** start Data shown **

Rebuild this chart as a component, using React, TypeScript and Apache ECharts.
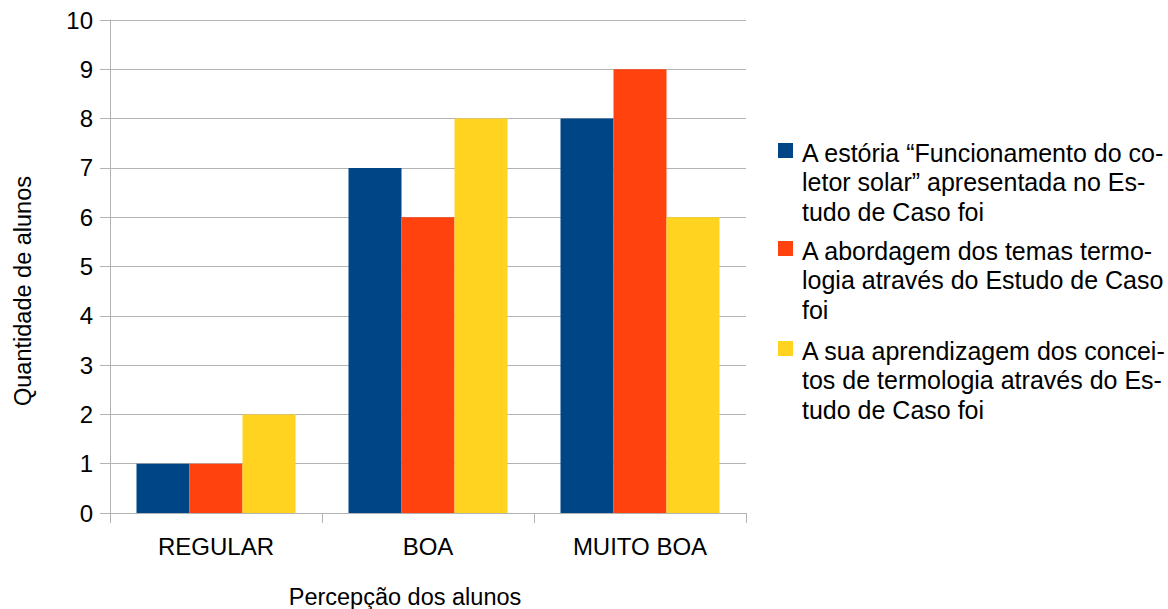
import React, { useEffect, useRef } from "react";
import * as echarts from "echarts";

const categories = ["REGULAR", "BOA", "MUITO BOA"];
const seriesNames = [
  "A estória “Funcionamento do coletor solar” apresentada no Estudo de Caso foi",
  "A abordagem dos temas termologia através do Estudo de Caso foi",
  "A sua aprendizagem dos conceitos de termologia através do Estudo de Caso foi",
];
const legendLines = [
  ["A estória “Funcionamento do co-", "letor solar” apresentada no Es-", "tudo de Caso foi"],
  ["A abordagem dos temas termo-", "logia através do Estudo de Caso", "foi"],
  ["A sua aprendizagem dos concei-", "tos de termologia através do Es-", "tudo de Caso foi"],
];
const seriesA = [1, 7, 8];
const seriesB = [1, 6, 9];
const seriesC = [2, 8, 6];
const colors = ["#004586", "#ff420e", "#ffd320"];
const yAxisTitle = "Quantidade de alunos";
const xAxisTitle = "Percepção dos alunos";

export default function App() {
  const ref = useRef<HTMLDivElement>(null);
  useEffect(() => {
    if (!ref.current) return;
    const chart = echarts.init(ref.current, null, { renderer: "svg" });
    const font = "'Liberation Sans', Arial, sans-serif";
    const values = [seriesA, seriesB, seriesC];
    const legendTops = [138, 236, 336];
    const legendGraphics: any[] = [];
    legendLines.forEach((lines, i) => {
      legendGraphics.push({
        type: "rect",
        shape: { x: 778, y: legendTops[i] + 5, width: 15, height: 15 },
        style: { fill: colors[i] },
      });
      legendGraphics.push({
        type: "text",
        x: 802,
        y: legendTops[i],
        style: {
          text: lines.join("\n"),
          fontSize: 25,
          fontFamily: font,
          lineHeight: 29.5,
          fill: "#000",
          verticalAlign: "top",
          align: "left",
        },
      });
    });
    chart.setOption({
      animation: false,
      color: colors,
      grid: { left: 110, right: 422, top: 20, bottom: 96, containLabel: false },
      xAxis: {
        type: "category",
        data: categories,
        axisLine: { lineStyle: { color: "#b3b3b3", width: 1 } },
        axisTick: { show: true, length: 10, lineStyle: { color: "#b3b3b3" } },
        axisLabel: { color: "#000", fontSize: 24, fontFamily: font, margin: 21 },
      },
      yAxis: {
        type: "value",
        min: 0,
        max: 10,
        interval: 1,
        axisLine: { show: true, lineStyle: { color: "#b3b3b3", width: 1 } },
        axisTick: { show: true, length: 10, lineStyle: { color: "#b3b3b3" } },
        axisLabel: { color: "#000", fontSize: 24, fontFamily: font, margin: 17 },
        splitLine: { show: true, lineStyle: { color: "#b3b3b3", width: 1 } },
      },
      series: values.map((v, i) => ({
        name: seriesNames[i],
        type: "bar",
        data: v,
        barGap: "0%",
        barCategoryGap: "25%",
        itemStyle: { color: colors[i] },
      })),
      graphic: [
        ...legendGraphics,
        {
          type: "text",
          x: 23,
          y: 291,
          rotation: Math.PI / 2,
          style: {
            text: yAxisTitle,
            fontSize: 23.5,
            fontFamily: font,
            fill: "#000",
            align: "center",
            verticalAlign: "middle",
          },
        },
        {
          type: "text",
          x: 405,
          y: 597,
          style: {
            text: xAxisTitle,
            fontSize: 23.5,
            fontFamily: font,
            fill: "#000",
            align: "center",
            verticalAlign: "middle",
          },
        },
      ],
    });
    return () => chart.dispose();
  }, []);
  return (
    <div
      ref={ref}
      style={{ position: "fixed", left: 0, top: 0, width: 1168, height: 609, background: "#fff" }}
    />
  );
}
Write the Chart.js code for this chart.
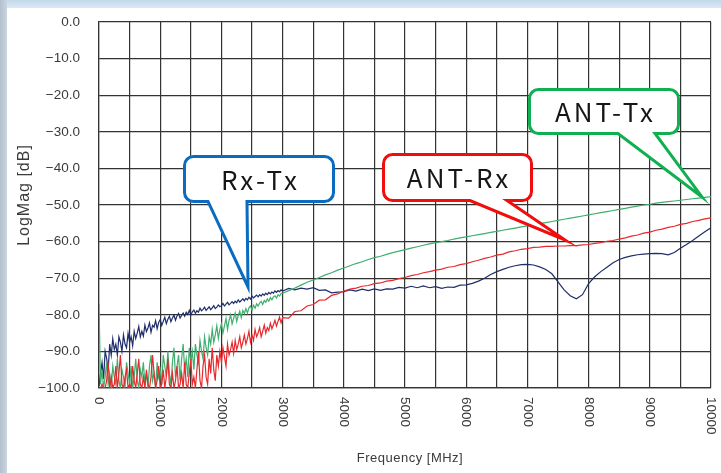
<!DOCTYPE html>
<html>
<head>
<meta charset="utf-8">
<script src="https://cdn.jsdelivr.net/npm/chart.js@4/dist/chart.umd.min.js"></script>
<style>
html,body{margin:0;padding:0;}
body{width:721px;height:473px;position:relative;overflow:hidden;background:#fff;}
#frameTop{position:absolute;left:0;top:0;width:721px;height:8px;background:linear-gradient(#c3d8ea,#dce9f4);}
#frameLeft{position:absolute;left:0;top:0;width:7px;height:473px;background:linear-gradient(90deg,#b2c0ce,#cad5df);}
#c{position:absolute;left:0;top:0;}
</style>
</head>
<body>
<div id="frameTop"></div><div id="frameLeft"></div>
<canvas id="c" width="721" height="473"></canvas>
<script>
// ====== 周波数グリッド（0-3000: 25MHz刻み, 3100-10000: 100MHz刻み）======
const freqLow = [];
for(let f=0; f<=3000; f+=25) freqLow.push(f);
const freqHigh = [];
for(let f=3100; f<=10000; f+=100) freqHigh.push(f);

const xTickLabels = [0,1000,2000,3000,4000,5000,6000,7000,8000,9000,10000];

// ====== Rx-Tx（紺）======
const rxTxLow = [
  -99.5,-96,-93,-97.5,-90,-92,-95,-88,
  -91,-86.5,-89.5,-88,-91,-86,-87.5,-90,
  -85.5,-88,-89,-85,-87.5,-86,-88.5,-84.5,
  -86.5,-85,-83.2,-86,-84.5,-85.8,-82.8,-84.6,
  -83.6,-82.2,-84.8,-82.9,-83.4,-81.6,-83.8,-82.1,
  -81.3,-82.9,-81.8,-80.7,-82.4,-81.2,-80.4,-81.9,
  -80.9,-80.1,-81.5,-80.3,-79.6,-80.9,-80.2,-79.5,
  -80.4,-79.3,-79.9,-78.8,-80.1,-79.2,-78.7,-79.6,
  -78.9,-79.3,-78.2,-78.9,-78.5,-77.9,-78.8,-78.3,
  -77.8,-78.6,-78.1,-77.5,-78.3,-77.9,-77.3,-77.8,
  -77.5,-76.9,-77.6,-77.1,-76.6,-77.3,-76.9,-76.4,
  -76.9,-76.3,-76.7,-75.9,-76.5,-76.1,-75.6,-76.2,
  -75.5,-75.9,-75.2,-75.7,-74.9,-75.4,-75.0,-74.6,
  -75.1,-74.5,-74.9,-74.3,-74.7,-74.1,-74.5,-73.9,
  -74.3,-73.8,-74.1,-73.5,-73.9,-73.4,-73.7,-73.2,
  -73.5
];
const rxTxHigh = [
  -72.8,-73.2,-72.7,-73.0,-72.6,-73.3,-73.2,-74.0,-73.8,-73.7,
  -73.2,-73.5,-73.0,-73.4,-72.9,-73.3,-72.9,-73.0,-72.5,-72.7,
  -72.2,-72.6,-72.1,-72.6,-72.3,-72.8,-72.4,-72.5,-71.9,-71.8,
  -71.4,-70.8,-70.0,-69.0,-68.2,-67.6,-67.0,-66.6,-66.3,-66.2,
  -66.4,-66.9,-67.6,-68.8,-71.0,-73.2,-74.8,-75.6,-74.5,-71.5,
  -69.6,-68.2,-67.0,-65.8,-64.9,-64.3,-63.9,-63.6,-63.4,-63.3,
  -63.2,-63.3,-63.6,-63.0,-61.8,-60.8,-59.7,-58.5,-57.3,-56.2
];

// ====== ANT-Tx（緑）======
const antTxLow = [
  -77,-99,-95,-100,-97,-93,-99,-96,
  -100,-94,-97,-99,-92,-98,-100,-95,
  -97,-100,-93,-96,-99,-94,-100,-97,
  -92,-98,-100,-95,-97,-93,-99,-96,
  -100,-94,-91,-98,-96,-100,-93,-97,
  -95,-99,-91,-94,-97,-90,-96,-99,
  -93,-89,-97,-94,-91,-98,-92,-88,
  -95,-92,-97,-89,-93,-90,-95,-88,
  -91,-93,-87,-90,-92,-86,-89,-91,
  -86,-88,-84,-87.5,-85.5,-83,-86.5,-84,
  -82.5,-85,-83,-81,-84,-81.5,-80,-82.5,
  -81,-79.5,-81.8,-80.2,-79,-80.8,-78.8,-79.6,
  -78.3,-79.5,-78.1,-77.6,-78.7,-77.4,-78.2,-77,
  -77.6,-76.8,-76.3,-77.2,-76.1,-76.6,-75.7,-76.3,
  -75.3,-75.9,-75.1,-74.8,-75.4,-74.5,-74.9,-74.2,
  -74.1
];
const antTxHigh = [
  -73.4,-72.7,-71.9,-71.1,-70.5,-69.8,-69.1,-68.5,-67.8,-67.2,
  -66.6,-66.0,-65.5,-64.9,-64.4,-64.0,-63.5,-63.0,-62.6,-62.2,
  -61.8,-61.4,-61.0,-60.6,-60.3,-60.0,-59.7,-59.3,-59.0,-58.7,
  -58.4,-58.1,-57.8,-57.5,-57.2,-56.9,-56.6,-56.3,-56.0,-55.7,
  -55.4,-55.1,-54.8,-54.5,-54.2,-53.9,-53.6,-53.3,-53.0,-52.7,
  -52.4,-52.1,-51.8,-51.5,-51.2,-50.9,-50.6,-50.3,-50.0,-49.8,
  -49.5,-49.3,-49.1,-48.9,-48.7,-48.5,-48.3,-48.1,-47.9,-47.7
];

// ====== ANT-Rx（赤）======
const antRxLow = [
  -100,-100,-99,-100,-100,-98,-93,-100,
  -97,-100,-99,-94,-100,-96,-91,-99,
  -100,-97,-95,-100,-99,-100,-94,-98,
  -100,-96,-92,-99,-100,-97,-100,-95,
  -99,-100,-97,-91,-96,-100,-98,-94,
  -100,-99,-95,-100,-97,-92,-99,-100,
  -96,-100,-98,-94,-100,-99,-96,-100,
  -93,-99,-100,-96,-92,-99,-97,-100,
  -95,-90,-98,-100,-94,-91,-97,-99,
  -92,-96,-89,-95,-98,-91,-94,-90,
  -93,-89,-91.5,-94,-88,-91,-89.5,-87.5,
  -90.5,-87,-89.5,-88,-86,-89,-87.5,-85.5,
  -88,-86.5,-84.5,-87.5,-85.5,-87,-84,-86,
  -85,-83.5,-86,-84.5,-82.8,-85,-83.5,-84.3,
  -82.3,-83.8,-82.7,-81.5,-83.1,-81.8,-80.6,-82.2,
  -80.8
];
const antRxHigh = [
  -80.9,-79.1,-78.9,-77.6,-77.2,-76.0,-75.9,-74.7,-74.3,-73.5,
  -73.0,-72.7,-72.2,-72.0,-71.5,-71.3,-70.8,-70.6,-70.1,-69.8,
  -69.3,-69.0,-68.5,-68.2,-67.8,-67.5,-67.0,-66.8,-66.3,-66.0,
  -65.5,-65.1,-64.6,-64.2,-63.7,-63.4,-62.8,-62.5,-62.1,-61.9,
  -61.6,-61.5,-61.3,-61.3,-61.2,-61.2,-61.1,-61.1,-60.9,-60.8,
  -60.5,-60.3,-59.9,-59.7,-59.3,-59.0,-58.5,-58.2,-57.7,-57.4,
  -56.9,-56.6,-56.1,-55.8,-55.3,-55.0,-54.5,-54.2,-53.8,-53.5
];

// 吹き出し（先端・箱は周波数/dB 単位）
const callouts = [
  { text:'Rx-Tx',  color:'#0a6cc0', box:[1397,3832,-36.75,-49.04], base:[1781,2418], tip:[2435,-72.4] },
  { text:'ANT-Rx', color:'#f20d0d', box:[4649,7067,-36.2,-48.77],  base:[6062,6667], tip:[7614,-59.56] },
  { text:'ANT-Tx', color:'#10b050', box:[7034,9469,-18.44,-30.46], base:[8480,9085], tip:[9853,-47.8] },
];

const freqAll = freqLow.concat(freqHigh);
const toXY = (lo, hi) => lo.concat(hi).map((v,i) => ({ x:freqAll[i], y:v }));

const tickFont = 'Liberation Sans, Arial, sans-serif';

function drawCallout(ctx, sx, sy, c){
  const l = sx.getPixelForValue(c.box[0]), r = sx.getPixelForValue(c.box[1]);
  const t = sy.getPixelForValue(c.box[2]), b = sy.getPixelForValue(c.box[3]);
  const ba = sx.getPixelForValue(c.base[0]), bb = sx.getPixelForValue(c.base[1]);
  const tx = sx.getPixelForValue(c.tip[0]), ty = sy.getPixelForValue(c.tip[1]);
  const rad = 9;
  ctx.save();
  ctx.beginPath();
  ctx.moveTo(l+rad, t);
  ctx.lineTo(r-rad, t);
  ctx.arcTo(r, t, r, t+rad, rad);
  ctx.lineTo(r, b-rad);
  ctx.arcTo(r, b, r-rad, b, rad);
  ctx.lineTo(bb, b);
  ctx.lineTo(tx, ty);
  ctx.lineTo(ba, b);
  ctx.lineTo(l+rad, b);
  ctx.arcTo(l, b, l, b-rad, rad);
  ctx.lineTo(l, t+rad);
  ctx.arcTo(l, t, l+rad, t, rad);
  ctx.closePath();
  ctx.fillStyle = '#fff';
  ctx.fill();
  ctx.lineWidth = 3;
  ctx.lineJoin = 'miter';
  ctx.strokeStyle = c.color;
  ctx.stroke();
  ctx.fillStyle = '#161616';
  ctx.font = '26px "Noto Sans CJK JP", sans-serif';
  ctx.letterSpacing = '3px';
  ctx.textAlign = 'center';
  ctx.textBaseline = 'middle';
  ctx.fillText(c.text, (l+r)/2 + 1.5, (t+b)/2 + 1);
  ctx.restore();
}

const overlay = {
  id:'overlay',
  afterDatasetsDraw(chart){
    const {ctx, scales:{x, y}} = chart;
    callouts.forEach(c => drawCallout(ctx, x, y, c));
  },
  afterDraw(chart){
    const {ctx, scales:{x}, chartArea} = chart;
    ctx.save();
    // x 目盛り（時計回りに90°）
    ctx.fillStyle = '#3a3a3a';
    ctx.font = '13.5px ' + tickFont;
    ctx.textAlign = 'left';
    ctx.textBaseline = 'middle';
    xTickLabels.forEach(v => {
      ctx.save();
      ctx.translate(x.getPixelForValue(v), chartArea.bottom + 9);
      ctx.rotate(Math.PI/2);
      ctx.fillText(String(v), 0, 0);
      ctx.restore();
    });
    // 軸タイトル
    ctx.textAlign = 'center';
    ctx.font = '13px ' + tickFont;
    ctx.letterSpacing = '0.5px';
    ctx.fillText('Frequency [MHz]', 410, 458);
    ctx.font = '16px ' + tickFont;
    ctx.letterSpacing = '1px';
    ctx.save();
    ctx.translate(25, 195);
    ctx.rotate(-Math.PI/2);
    ctx.fillText('LogMag [dB]', 0, 0);
    ctx.restore();
    ctx.restore();
  }
};

new Chart(document.getElementById('c').getContext('2d'), {
  type:'line',
  data:{
    datasets:[
      { label:'ANT-Rx', data:toXY(antRxLow, antRxHigh), borderColor:'#e8282c' },
      { label:'ANT-Tx', data:toXY(antTxLow, antTxHigh), borderColor:'#3fae6e' },
      { label:'Rx-Tx',  data:toXY(rxTxLow, rxTxHigh),   borderColor:'#1f2d6b' },
    ]
  },
  options:{
    responsive:false,
    animation:false,
    layout:{ padding:{ left:0, right:10, top:22, bottom:0 } },
    elements:{
      point:{ radius:0 },
      line:{ borderWidth:1.2, tension:0 }
    },
    plugins:{ legend:{ display:false }, tooltip:{ enabled:false } },
    scales:{
      x:{
        type:'linear', min:0, max:10000,
        ticks:{ stepSize:500, display:false },
        grid:{ color:'#333', lineWidth:1.2, drawTicks:false },
        border:{ color:'#333', width:1.2 },
        afterFit(s){ s.height = 85; }
      },
      y:{
        min:-100, max:0,
        ticks:{
          stepSize:10, padding:0, color:'#3a3a3a',
          font:{ family:tickFont, size:13.5 },
          callback:v => v === 0 ? '0.0' : '\u2212' + Math.abs(v).toFixed(1)
        },
        // 目盛り線は透明にして、ラベルと軸の間隔だけ確保
        grid:{ color:'#333', lineWidth:1.2, drawTicks:true, tickLength:19, tickColor:'rgba(0,0,0,0)' },
        border:{ color:'#333', width:1.2 },
        afterFit(s){ s.width = 99; }
      }
    }
  },
  plugins:[overlay]
});
</script>
</body>
</html>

** end Data shown **

◆ **Task to complete**: Make an exact copy of the lines from the one containing "Write the Chart.js code for this chart." to the one containing "for(let f=3100; f<=10000;", keeping both and leaving out every picture.

◆ **Answer below**:
Write the Chart.js code for this chart.
<!DOCTYPE html>
<html>
<head>
<meta charset="utf-8">
<script src="https://cdn.jsdelivr.net/npm/chart.js@4/dist/chart.umd.min.js"></script>
<style>
html,body{margin:0;padding:0;}
body{width:721px;height:473px;position:relative;overflow:hidden;background:#fff;}
#frameTop{position:absolute;left:0;top:0;width:721px;height:8px;background:linear-gradient(#c3d8ea,#dce9f4);}
#frameLeft{position:absolute;left:0;top:0;width:7px;height:473px;background:linear-gradient(90deg,#b2c0ce,#cad5df);}
#c{position:absolute;left:0;top:0;}
</style>
</head>
<body>
<div id="frameTop"></div><div id="frameLeft"></div>
<canvas id="c" width="721" height="473"></canvas>
<script>
// ====== 周波数グリッド（0-3000: 25MHz刻み, 3100-10000: 100MHz刻み）======
const freqLow = [];
for(let f=0; f<=3000; f+=25) freqLow.push(f);
const freqHigh = [];
for(let f=3100; f<=10000; f+=100) freqHigh.push(f);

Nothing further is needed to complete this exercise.